Life is pretty good.

Maybe not your life today, or for the last month, and maybe not tomorrow, but life in the abstract is pretty good. If you can see beyond the piles of laundry, the stacks of dishes in the sink, the annoying way your boss starts sentences, and how no one truly realizes how great and brilliant you are, then you will probably notice a context, and it might make you smile and relax.

Sociologically, I don't like freeways. You may not realize this because you're young or in a rut, but the freeway is a fairly new arrival---born sometime at the tail end of the baby-boom, after the A-bomb, before the H-bomb, and fairly concurrent with the poodle skirt. The chronology is important.

Giving you a 20 minute commute into the city wasn't the freeway's primary purpose. Ike was running the country back then, and, by most accounts, he did a serviceable job. But he wasn't a political scientist like Wilson, a Yale aristocrat like Roosevelt, or even good looking, young, and idealistic like Kennedy. Ike was a general and the Cold War was just beginning to frost around the edges.

Ike wanted a way to quickly move nukes and troops from San Francisco to Santa Fe, and to dozens of other cities starting with "San" all across the country. The interstate highway was born, our military responsiveness was greatly increased, and all of the sudden you could live in the suburbs and still sleep until 7:30 before having to leave for work.

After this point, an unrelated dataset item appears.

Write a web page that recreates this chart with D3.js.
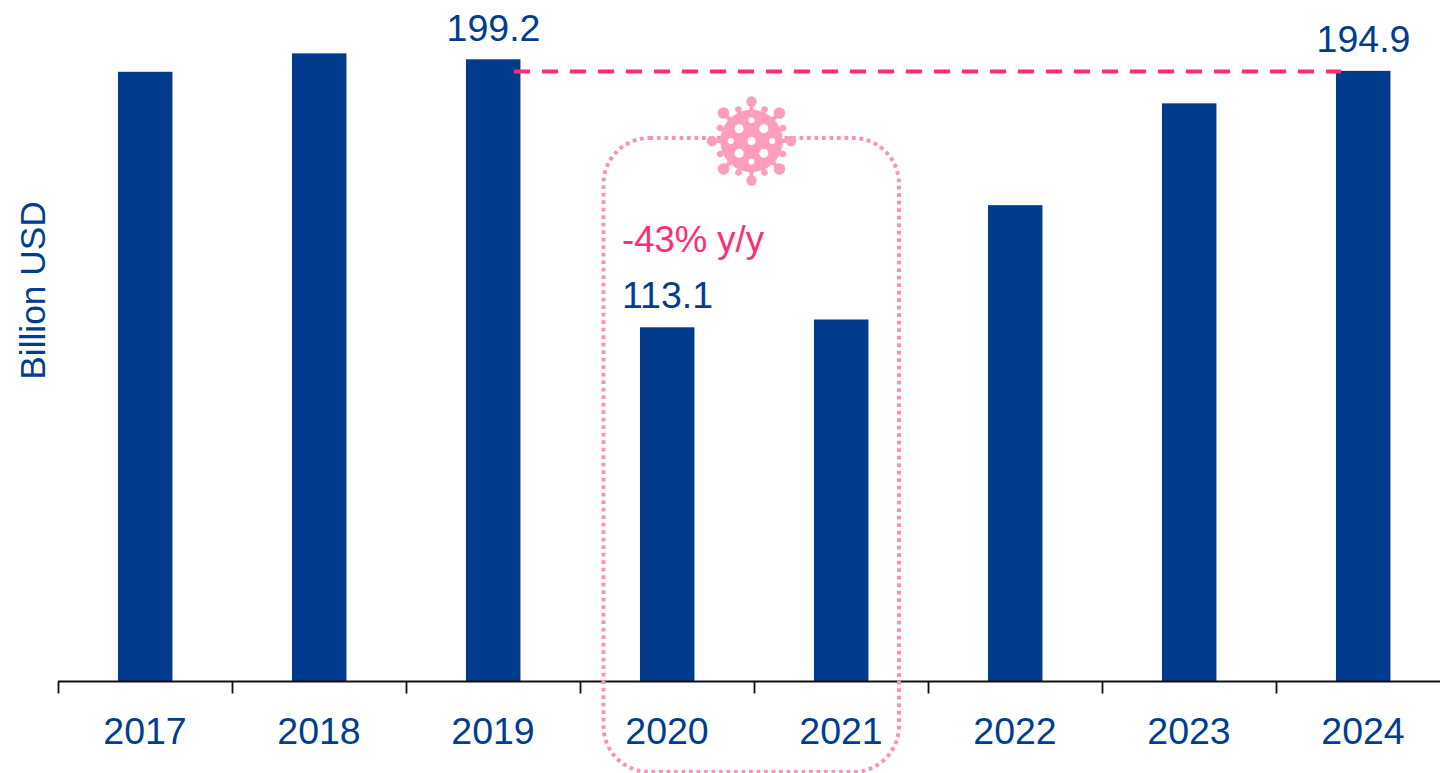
<!DOCTYPE html>
<html><head><meta charset="utf-8">
<script src="https://cdn.jsdelivr.net/npm/d3@7"></script>
<style>html,body{margin:0;padding:0;background:#fff;overflow:hidden}svg{display:block}text{font-family:"Liberation Sans",Arial,sans-serif}</style>
</head><body><svg id="c" width="1440" height="773"></svg>
<script>
const years = ["2017","2018","2019","2020","2021","2022","2023","2024"];
const values = [195.2, 201.1, 199.2, 113.4, 115.9, 152.5, 185.1, 195.5];
const valueLabels = ["", "", "199.2", "113.1", "", "", "", "194.9"];
const annotation = "-43% y/y";
const yTitle = "Billion USD";

const navy = "#003B8E", textNavy = "#003D8F", hot = "#FF2E74", soft = "#FF8FB6", virus = "#FF9DBE";
const svg = d3.select("#c");
const baseY = 681.5;
const x = d3.scaleBand().domain(years).range([58, 1450]).paddingInner(0).paddingOuter(0);
const y = d3.scaleLinear().domain([0, 199.2]).range([baseY, 59.3]);
const barW = 54.5;

svg.append("g").selectAll("rect").data(years).join("rect")
  .attr("x", d => x(d) + x.bandwidth()/2 - barW/2 + .2)
  .attr("width", barW)
  .attr("y", (d,i) => y(values[i]))
  .attr("height", (d,i) => baseY - y(values[i]))
  .attr("fill", navy);

const axis = d3.axisBottom(x).tickSize(0).tickPadding(0);
const ag = svg.append("g").attr("transform", `translate(0,${baseY})`).call(axis);
ag.select(".domain").attr("stroke", "#111").attr("stroke-width", 2).attr("d", "M58,0H1450");
ag.selectAll(".tick line").remove();
ag.selectAll(".tick text").attr("y", 62.5).attr("dy", 0)
  .attr("font-size", 37.5).attr("font-family", "Liberation Sans").attr("fill", textNavy).attr("text-anchor", "middle");
svg.append("g").selectAll("line").data(years).join("line")
  .attr("x1", d => x(d) + .5).attr("x2", d => x(d) + .5)
  .attr("y1", baseY).attr("y2", baseY + 12)
  .attr("stroke", "#111").attr("stroke-width", 1.8);

svg.append("rect").attr("x", 603.5).attr("y", 138).attr("width", 295.5).attr("height", 634)
  .attr("rx", 46).attr("fill", "none").attr("stroke", soft).attr("stroke-width", 4).attr("stroke-dasharray", "3.7 3.8");

svg.append("line").attr("x1", 514).attr("x2", 1341).attr("y1", 71.5).attr("y2", 71.5)
  .attr("stroke", hot).attr("stroke-width", 4.2).attr("stroke-dasharray", "16 12");

// virus glyph
const vg = svg.append("g").attr("transform", "translate(751.5,141)");
d3.range(16).forEach(i => {
  const a = i * 22.5, big = i % 2 === 0;
  const r = big ? 39.5 : 34, k = big ? (i % 4 === 2 ? 5.8 : 5.2) : 3.3;
  const s = vg.append("g").attr("transform", `rotate(${a})`);
  s.append("path").attr("d", big ? `M-2.6,-30L-1.3,${-r+3}H1.3L2.6,-30Z` : `M-1.6,-30L-1,${-r+1}H1L1.6,-30Z`).attr("fill", virus);
  s.append("circle").attr("cy", -r).attr("r", k).attr("fill", virus);
});
vg.append("circle").attr("r", 31.2).attr("fill", virus);
[[0,0,4],[-12.3,-12.3,4.5],[12.3,-12.3,4.5],[-12.3,12.3,4.5],[12.3,12.3,4.5],[0,-20.7,3],[0,20.7,3],[-20.7,0,3],[20.7,0,3]]
  .forEach(h => vg.append("circle").attr("cx", h[0]).attr("cy", h[1]).attr("r", h[2]).attr("fill", "#fff"));

const lblY = {2:41, 3:307.5, 7:51.5};
svg.append("g").selectAll("text").data(valueLabels.map((t,i)=>({t,i})).filter(d=>d.t)).join("text")
  .attr("x", d => x(years[d.i]) + x.bandwidth()/2 + .5)
  .attr("y", d => lblY[d.i]).attr("text-anchor", "middle")
  .attr("font-size", 37.5).attr("fill", textNavy).text(d => d.t);

svg.append("text").attr("x", 622).attr("y", 252).attr("font-size", 36.5).attr("fill", hot).text(annotation);
svg.append("text").attr("transform", "translate(45,290.5) rotate(-90)").attr("text-anchor", "middle")
  .attr("font-size", 35.3).attr("fill", textNavy).text(yTitle);
</script></body></html>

Not many missiles have used the freeways since, but lots of people in those suburbs have. The city pulls and breaths them into it's vast lungs from about 8:00 to 9:00, and then exhales them from about 5:00 to 6:00.

I'm one of those people. I live in a Suburb. I like having a yard and a real house and not having to my neighbors listen to the radio stations offensive to my tastes. It's great.

But with the advent of the freeway life can more easily become work and home, black and white, here and there, bland and bland. Get up, brush teeth, pass through a portal at 65 mph, work for a eight hours, rush through the portal the opposite way, and I'm home. Not too bad, but not too great. A Greek Philosopher once contemplated such a life of sensible utility. His response was concise: "But where is the mustard?"

I'm not a philosopher, but I will tell you one place you can find some mustard: when you get off the freeway.

In a time not long ago, in place ten minutes from where you currently live, towns used to be adorable little self-contained entities. They had main streets, center streets, storefronts, corner stores, boutiques, salons and barber shops, movie theaters, book stores, cemeteries, and mustard. Towns developed around hearts, not freeway exits.

It takes longer to get to the city from the suburb if you're meandering through the main and center streets of the five smaller towns that are sandwiched in between. As it turns out, those little towns are not just exits to be passed by on your way to work, or the mall, or wherever it is you go. Those little towns have histories and micro-cultures and old people who sit on their front porch, who wonder why life has been so different since the freeway.

Two weeks ago I was off the freeway and I realized that life is pretty good. There was a second hand store, a mom-and-pop-cafe, and dozens of other places that seemed like a good way to spend a Saturday. So why should I have to stay in my house, go to work, end up at the mall and the giant box grocery store, and no points in between?

I bought a camera, talked to a friend, and the travelogue begins. First stop, Sunnyside, Utah.